Tell how many lines have the string "with" in them, and write nothing besides the number.

* [SOURCE DATA]:
^^^^
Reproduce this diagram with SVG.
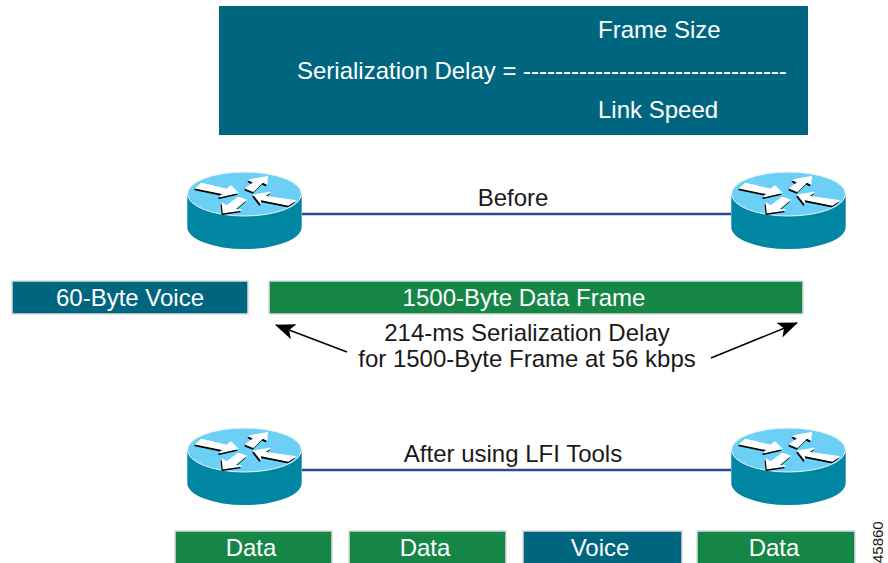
^^^^
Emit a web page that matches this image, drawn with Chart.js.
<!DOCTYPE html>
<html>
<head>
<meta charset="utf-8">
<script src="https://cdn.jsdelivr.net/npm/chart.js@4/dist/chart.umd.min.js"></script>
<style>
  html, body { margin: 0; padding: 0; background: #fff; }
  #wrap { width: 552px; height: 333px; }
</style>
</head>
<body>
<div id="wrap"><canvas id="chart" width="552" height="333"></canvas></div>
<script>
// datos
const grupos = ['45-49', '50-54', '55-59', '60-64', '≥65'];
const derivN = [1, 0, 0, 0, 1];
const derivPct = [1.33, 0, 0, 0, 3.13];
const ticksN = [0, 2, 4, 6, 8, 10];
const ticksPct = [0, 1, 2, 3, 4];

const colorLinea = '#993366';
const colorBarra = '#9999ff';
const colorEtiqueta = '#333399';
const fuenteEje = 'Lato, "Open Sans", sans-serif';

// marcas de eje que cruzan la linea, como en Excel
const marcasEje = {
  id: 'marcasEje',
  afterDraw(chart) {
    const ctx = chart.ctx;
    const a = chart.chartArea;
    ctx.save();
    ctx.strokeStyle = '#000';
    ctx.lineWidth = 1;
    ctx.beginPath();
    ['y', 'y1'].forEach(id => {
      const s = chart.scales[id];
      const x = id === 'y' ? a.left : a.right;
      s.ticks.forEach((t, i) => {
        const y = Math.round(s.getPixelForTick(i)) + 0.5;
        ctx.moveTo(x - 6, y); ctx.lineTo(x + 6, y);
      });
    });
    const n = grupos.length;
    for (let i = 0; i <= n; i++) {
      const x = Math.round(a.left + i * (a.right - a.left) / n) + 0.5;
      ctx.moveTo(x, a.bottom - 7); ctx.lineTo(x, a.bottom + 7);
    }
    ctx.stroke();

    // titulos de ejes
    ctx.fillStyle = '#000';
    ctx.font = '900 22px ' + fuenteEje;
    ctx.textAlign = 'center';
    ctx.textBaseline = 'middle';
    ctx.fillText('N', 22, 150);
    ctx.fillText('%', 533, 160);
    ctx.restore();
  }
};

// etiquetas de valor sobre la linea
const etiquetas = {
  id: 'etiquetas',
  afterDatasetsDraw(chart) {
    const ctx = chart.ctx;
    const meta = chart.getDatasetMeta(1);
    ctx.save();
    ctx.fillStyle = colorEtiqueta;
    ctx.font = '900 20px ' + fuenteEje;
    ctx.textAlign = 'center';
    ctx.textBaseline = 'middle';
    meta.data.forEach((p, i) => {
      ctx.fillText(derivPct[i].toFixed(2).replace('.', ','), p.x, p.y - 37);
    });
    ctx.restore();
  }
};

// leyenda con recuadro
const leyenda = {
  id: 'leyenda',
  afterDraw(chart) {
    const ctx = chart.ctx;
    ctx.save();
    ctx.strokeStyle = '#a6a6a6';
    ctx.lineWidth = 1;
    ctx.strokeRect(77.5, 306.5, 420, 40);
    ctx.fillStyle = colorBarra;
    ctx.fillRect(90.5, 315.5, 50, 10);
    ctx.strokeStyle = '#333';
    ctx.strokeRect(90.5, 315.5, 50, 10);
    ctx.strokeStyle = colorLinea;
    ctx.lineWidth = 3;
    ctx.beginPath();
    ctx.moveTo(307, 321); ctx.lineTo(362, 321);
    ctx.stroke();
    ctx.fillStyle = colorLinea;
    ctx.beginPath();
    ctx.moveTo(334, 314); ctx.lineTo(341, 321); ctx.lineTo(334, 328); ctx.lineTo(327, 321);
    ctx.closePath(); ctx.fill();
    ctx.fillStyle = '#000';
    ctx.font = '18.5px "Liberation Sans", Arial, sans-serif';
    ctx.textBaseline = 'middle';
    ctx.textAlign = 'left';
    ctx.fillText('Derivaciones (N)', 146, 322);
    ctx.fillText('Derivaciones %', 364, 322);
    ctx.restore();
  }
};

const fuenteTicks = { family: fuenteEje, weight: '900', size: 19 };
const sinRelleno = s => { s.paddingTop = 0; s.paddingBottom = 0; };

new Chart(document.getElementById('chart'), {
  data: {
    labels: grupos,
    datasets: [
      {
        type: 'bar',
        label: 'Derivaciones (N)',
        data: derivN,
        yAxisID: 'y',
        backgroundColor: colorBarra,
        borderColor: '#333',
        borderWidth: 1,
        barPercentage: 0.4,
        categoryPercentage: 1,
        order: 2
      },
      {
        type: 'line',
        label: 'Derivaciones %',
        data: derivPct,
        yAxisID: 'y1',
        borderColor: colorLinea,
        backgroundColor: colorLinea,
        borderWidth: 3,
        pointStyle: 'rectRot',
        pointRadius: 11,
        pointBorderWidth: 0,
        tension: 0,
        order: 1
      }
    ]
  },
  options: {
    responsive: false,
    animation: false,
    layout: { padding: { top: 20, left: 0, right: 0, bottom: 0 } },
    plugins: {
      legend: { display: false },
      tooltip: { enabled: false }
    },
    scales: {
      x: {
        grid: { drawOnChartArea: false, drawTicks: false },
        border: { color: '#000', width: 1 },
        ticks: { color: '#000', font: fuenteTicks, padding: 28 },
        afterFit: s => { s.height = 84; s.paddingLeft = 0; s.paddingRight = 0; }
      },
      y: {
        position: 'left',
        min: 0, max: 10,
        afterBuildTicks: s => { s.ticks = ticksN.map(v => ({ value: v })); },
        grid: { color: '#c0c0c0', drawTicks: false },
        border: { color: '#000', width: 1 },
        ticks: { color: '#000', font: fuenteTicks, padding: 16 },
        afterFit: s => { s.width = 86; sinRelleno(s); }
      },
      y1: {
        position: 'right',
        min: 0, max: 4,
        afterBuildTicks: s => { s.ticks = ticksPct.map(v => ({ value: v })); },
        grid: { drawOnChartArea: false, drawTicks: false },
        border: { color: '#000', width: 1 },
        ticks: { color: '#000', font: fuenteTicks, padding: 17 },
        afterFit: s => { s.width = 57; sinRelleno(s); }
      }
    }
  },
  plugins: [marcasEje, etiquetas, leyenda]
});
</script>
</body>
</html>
^^^^
* [FULL RESPONSE]:
2